• Short exercise
Reproduce the full listing below unchanged, apart from the pictures.

• Material
--------
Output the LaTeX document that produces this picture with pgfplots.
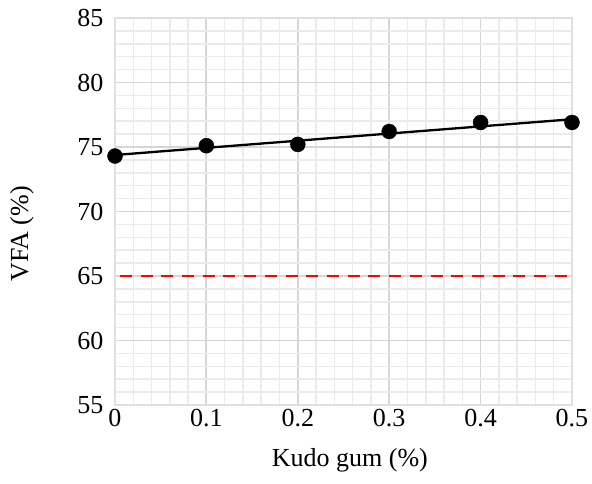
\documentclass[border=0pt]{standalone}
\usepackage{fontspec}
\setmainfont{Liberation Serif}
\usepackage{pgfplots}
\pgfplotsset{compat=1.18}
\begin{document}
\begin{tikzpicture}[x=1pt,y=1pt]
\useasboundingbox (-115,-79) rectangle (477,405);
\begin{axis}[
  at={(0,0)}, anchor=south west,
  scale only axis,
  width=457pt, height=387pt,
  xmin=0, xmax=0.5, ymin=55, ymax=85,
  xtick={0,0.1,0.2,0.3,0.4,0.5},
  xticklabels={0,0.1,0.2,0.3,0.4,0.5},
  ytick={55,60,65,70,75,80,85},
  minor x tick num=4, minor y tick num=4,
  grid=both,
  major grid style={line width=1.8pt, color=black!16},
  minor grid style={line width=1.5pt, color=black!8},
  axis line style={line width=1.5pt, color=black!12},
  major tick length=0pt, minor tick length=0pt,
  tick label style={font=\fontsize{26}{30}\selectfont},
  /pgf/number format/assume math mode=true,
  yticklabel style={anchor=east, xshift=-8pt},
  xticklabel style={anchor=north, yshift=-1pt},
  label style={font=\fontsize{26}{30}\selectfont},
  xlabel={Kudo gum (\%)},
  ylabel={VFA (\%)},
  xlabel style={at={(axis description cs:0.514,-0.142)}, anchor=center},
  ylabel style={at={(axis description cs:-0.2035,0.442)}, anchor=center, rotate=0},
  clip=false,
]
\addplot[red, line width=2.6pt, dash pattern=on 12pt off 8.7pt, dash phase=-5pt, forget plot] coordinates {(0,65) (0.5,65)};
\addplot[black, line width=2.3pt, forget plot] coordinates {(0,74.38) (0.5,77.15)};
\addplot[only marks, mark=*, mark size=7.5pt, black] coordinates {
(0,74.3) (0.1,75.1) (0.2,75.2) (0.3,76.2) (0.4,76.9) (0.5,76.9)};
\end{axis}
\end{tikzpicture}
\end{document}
--------
• Answer to this exercise
Output the LaTeX document that produces this picture with pgfplots.
\documentclass[border=0pt]{standalone}
\usepackage{fontspec}
\setmainfont{Liberation Serif}
\usepackage{pgfplots}
\pgfplotsset{compat=1.18}
\begin{document}
\begin{tikzpicture}[x=1pt,y=1pt]
\useasboundingbox (-115,-79) rectangle (477,405);
\begin{axis}[
  at={(0,0)}, anchor=south west,
  scale only axis,
  width=457pt, height=387pt,
  xmin=0, xmax=0.5, ymin=55, ymax=85,
  xtick={0,0.1,0.2,0.3,0.4,0.5},
  xticklabels={0,0.1,0.2,0.3,0.4,0.5},
  ytick={55,60,65,70,75,80,85},
  minor x tick num=4, minor y tick num=4,
  grid=both,
  major grid style={line width=1.8pt, color=black!16},
  minor grid style={line width=1.5pt, color=black!8},
  axis line style={line width=1.5pt, color=black!12},
  major tick length=0pt, minor tick length=0pt,
  tick label style={font=\fontsize{26}{30}\selectfont},
  /pgf/number format/assume math mode=true,
  yticklabel style={anchor=east, xshift=-8pt},
  xticklabel style={anchor=north, yshift=-1pt},
  label style={font=\fontsize{26}{30}\selectfont},
  xlabel={Kudo gum (\%)},
  ylabel={VFA (\%)},
  xlabel style={at={(axis description cs:0.514,-0.142)}, anchor=center},
  ylabel style={at={(axis description cs:-0.2035,0.442)}, anchor=center, rotate=0},
  clip=false,
]
\addplot[red, line width=2.6pt, dash pattern=on 12pt off 8.7pt, dash phase=-5pt, forget plot] coordinates {(0,65) (0.5,65)};
\addplot[black, line width=2.3pt, forget plot] coordinates {(0,74.38) (0.5,77.15)};
\addplot[only marks, mark=*, mark size=7.5pt, black] coordinates {
(0,74.3) (0.1,75.1) (0.2,75.2) (0.3,76.2) (0.4,76.9) (0.5,76.9)};
\end{axis}
\end{tikzpicture}
\end{document}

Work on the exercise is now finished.